(Source code of charts)
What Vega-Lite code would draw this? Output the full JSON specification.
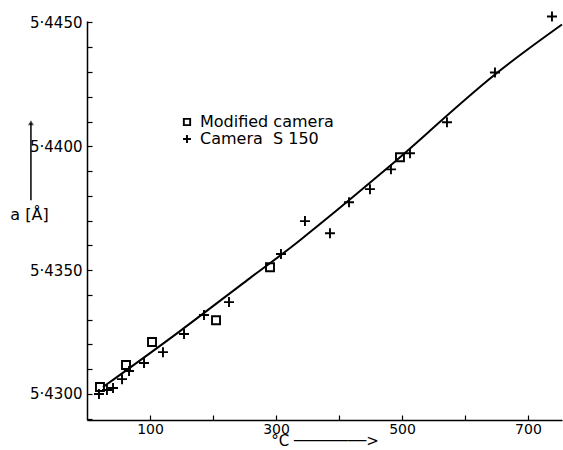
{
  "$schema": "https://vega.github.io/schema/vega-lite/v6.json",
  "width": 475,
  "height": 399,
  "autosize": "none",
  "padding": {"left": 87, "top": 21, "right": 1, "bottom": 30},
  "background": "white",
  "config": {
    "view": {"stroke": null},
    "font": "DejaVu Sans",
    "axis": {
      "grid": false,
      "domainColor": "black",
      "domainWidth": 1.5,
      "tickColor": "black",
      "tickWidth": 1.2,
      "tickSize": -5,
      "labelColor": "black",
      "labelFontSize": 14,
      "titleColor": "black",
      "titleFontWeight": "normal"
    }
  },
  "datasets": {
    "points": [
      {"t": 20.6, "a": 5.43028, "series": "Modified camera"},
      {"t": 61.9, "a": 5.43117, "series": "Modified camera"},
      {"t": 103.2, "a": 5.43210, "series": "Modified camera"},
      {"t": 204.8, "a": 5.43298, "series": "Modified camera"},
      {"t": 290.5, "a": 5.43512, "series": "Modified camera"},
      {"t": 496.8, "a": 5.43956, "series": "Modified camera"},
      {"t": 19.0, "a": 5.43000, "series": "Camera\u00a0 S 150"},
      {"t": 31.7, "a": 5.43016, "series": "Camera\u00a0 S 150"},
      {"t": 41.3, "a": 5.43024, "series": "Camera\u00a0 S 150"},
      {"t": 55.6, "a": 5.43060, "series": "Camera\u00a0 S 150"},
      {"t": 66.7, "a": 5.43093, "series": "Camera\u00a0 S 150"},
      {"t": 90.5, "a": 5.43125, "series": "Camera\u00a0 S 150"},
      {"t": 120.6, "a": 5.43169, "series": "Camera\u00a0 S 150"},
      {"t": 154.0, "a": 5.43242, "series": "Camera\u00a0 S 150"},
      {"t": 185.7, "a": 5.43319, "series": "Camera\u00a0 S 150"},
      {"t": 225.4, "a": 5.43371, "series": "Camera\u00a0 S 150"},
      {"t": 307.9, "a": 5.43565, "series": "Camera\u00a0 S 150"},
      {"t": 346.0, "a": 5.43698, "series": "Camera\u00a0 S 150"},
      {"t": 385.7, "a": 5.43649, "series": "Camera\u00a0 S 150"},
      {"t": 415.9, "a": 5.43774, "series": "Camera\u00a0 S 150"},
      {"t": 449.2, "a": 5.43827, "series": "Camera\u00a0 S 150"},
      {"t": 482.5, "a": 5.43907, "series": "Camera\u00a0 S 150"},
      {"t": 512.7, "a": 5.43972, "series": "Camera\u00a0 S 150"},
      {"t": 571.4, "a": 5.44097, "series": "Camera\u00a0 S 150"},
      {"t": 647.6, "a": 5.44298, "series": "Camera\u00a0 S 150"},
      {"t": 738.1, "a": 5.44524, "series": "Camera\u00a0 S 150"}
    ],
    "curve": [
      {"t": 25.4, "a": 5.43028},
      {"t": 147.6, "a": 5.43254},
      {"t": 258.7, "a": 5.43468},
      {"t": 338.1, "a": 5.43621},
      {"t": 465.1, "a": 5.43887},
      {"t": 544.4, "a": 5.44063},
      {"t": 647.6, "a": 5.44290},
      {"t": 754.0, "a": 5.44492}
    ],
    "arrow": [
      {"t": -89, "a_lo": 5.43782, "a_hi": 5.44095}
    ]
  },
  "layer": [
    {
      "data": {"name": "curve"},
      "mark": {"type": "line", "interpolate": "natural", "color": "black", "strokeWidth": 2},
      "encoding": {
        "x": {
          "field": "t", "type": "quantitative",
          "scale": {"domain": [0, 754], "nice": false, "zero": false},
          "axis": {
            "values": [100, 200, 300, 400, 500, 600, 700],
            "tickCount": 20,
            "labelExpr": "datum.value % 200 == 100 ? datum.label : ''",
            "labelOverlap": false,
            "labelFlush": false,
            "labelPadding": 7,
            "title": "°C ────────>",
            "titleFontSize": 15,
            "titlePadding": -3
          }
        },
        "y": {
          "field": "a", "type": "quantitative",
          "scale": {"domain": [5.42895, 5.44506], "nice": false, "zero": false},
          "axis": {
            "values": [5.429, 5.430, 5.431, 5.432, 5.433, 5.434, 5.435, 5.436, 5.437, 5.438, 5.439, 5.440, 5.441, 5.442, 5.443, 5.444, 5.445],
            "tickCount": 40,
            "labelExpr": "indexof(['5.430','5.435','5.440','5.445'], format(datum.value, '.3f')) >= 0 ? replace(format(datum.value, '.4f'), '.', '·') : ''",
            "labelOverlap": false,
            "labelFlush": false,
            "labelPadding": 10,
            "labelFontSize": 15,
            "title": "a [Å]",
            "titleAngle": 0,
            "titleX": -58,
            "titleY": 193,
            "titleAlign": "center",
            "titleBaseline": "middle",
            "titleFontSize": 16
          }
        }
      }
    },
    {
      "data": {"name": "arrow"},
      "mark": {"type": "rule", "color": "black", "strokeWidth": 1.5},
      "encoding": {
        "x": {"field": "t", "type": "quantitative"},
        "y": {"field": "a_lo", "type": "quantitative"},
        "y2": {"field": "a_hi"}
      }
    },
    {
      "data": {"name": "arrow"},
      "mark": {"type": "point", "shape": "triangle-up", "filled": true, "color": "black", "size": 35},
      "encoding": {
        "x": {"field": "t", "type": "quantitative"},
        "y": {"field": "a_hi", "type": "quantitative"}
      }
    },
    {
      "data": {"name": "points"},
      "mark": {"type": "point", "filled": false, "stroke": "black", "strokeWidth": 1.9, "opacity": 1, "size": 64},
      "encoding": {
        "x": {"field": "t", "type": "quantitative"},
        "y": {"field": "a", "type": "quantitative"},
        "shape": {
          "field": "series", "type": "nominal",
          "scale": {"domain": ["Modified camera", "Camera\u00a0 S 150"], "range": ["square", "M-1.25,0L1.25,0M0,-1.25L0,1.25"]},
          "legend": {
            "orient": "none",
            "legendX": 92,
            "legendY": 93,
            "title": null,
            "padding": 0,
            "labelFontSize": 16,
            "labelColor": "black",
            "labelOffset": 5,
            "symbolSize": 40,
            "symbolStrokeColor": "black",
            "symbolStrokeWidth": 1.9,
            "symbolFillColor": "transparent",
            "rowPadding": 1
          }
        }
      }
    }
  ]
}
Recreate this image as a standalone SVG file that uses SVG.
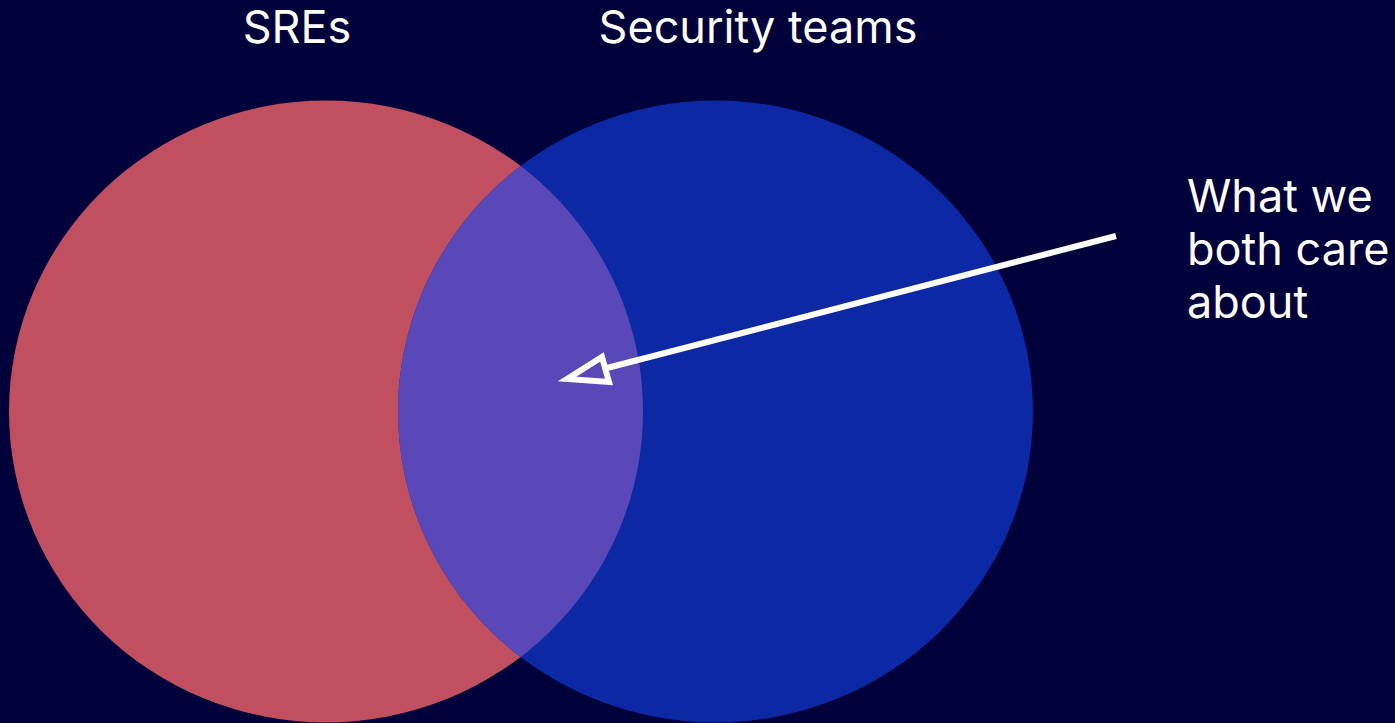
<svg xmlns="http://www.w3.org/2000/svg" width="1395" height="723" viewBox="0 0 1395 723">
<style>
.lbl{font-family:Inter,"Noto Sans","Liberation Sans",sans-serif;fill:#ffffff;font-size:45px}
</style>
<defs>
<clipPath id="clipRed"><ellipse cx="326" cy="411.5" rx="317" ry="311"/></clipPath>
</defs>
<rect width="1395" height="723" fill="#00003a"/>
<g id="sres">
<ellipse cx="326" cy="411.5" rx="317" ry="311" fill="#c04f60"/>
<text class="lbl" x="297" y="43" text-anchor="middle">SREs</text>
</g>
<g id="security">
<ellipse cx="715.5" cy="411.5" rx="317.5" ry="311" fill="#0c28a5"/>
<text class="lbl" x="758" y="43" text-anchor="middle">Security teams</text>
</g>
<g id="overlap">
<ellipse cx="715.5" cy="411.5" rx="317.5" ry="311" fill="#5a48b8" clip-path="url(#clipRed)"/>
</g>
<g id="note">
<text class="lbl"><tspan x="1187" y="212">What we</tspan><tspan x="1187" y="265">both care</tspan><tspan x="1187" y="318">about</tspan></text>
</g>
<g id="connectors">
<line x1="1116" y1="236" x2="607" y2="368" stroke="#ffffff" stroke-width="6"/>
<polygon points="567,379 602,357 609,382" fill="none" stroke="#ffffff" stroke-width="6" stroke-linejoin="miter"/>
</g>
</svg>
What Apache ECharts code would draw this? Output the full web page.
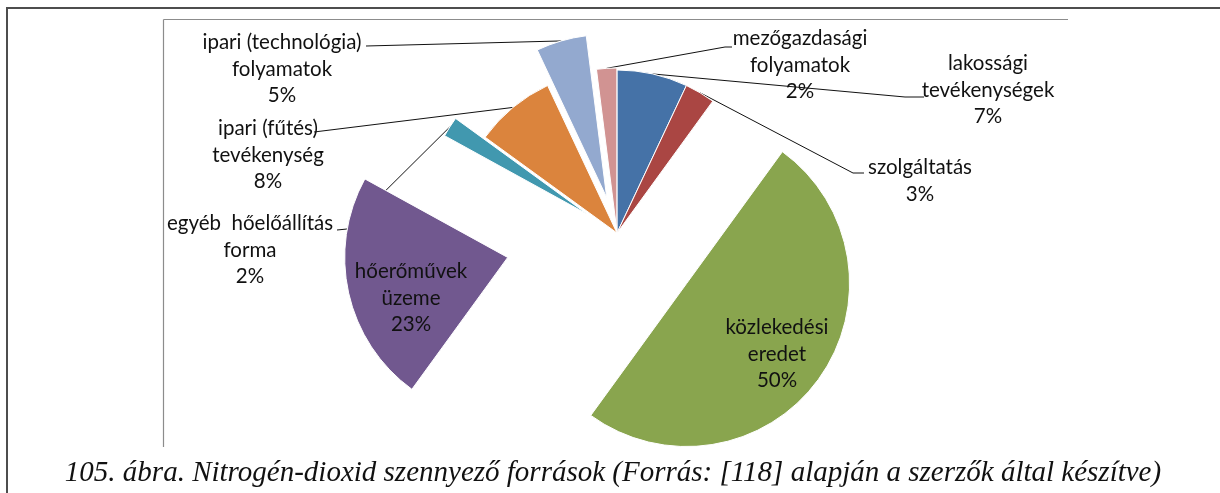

Requirements:
State the count of lines holding the string "draw" in the listing above, and nothing else.

Task output:
2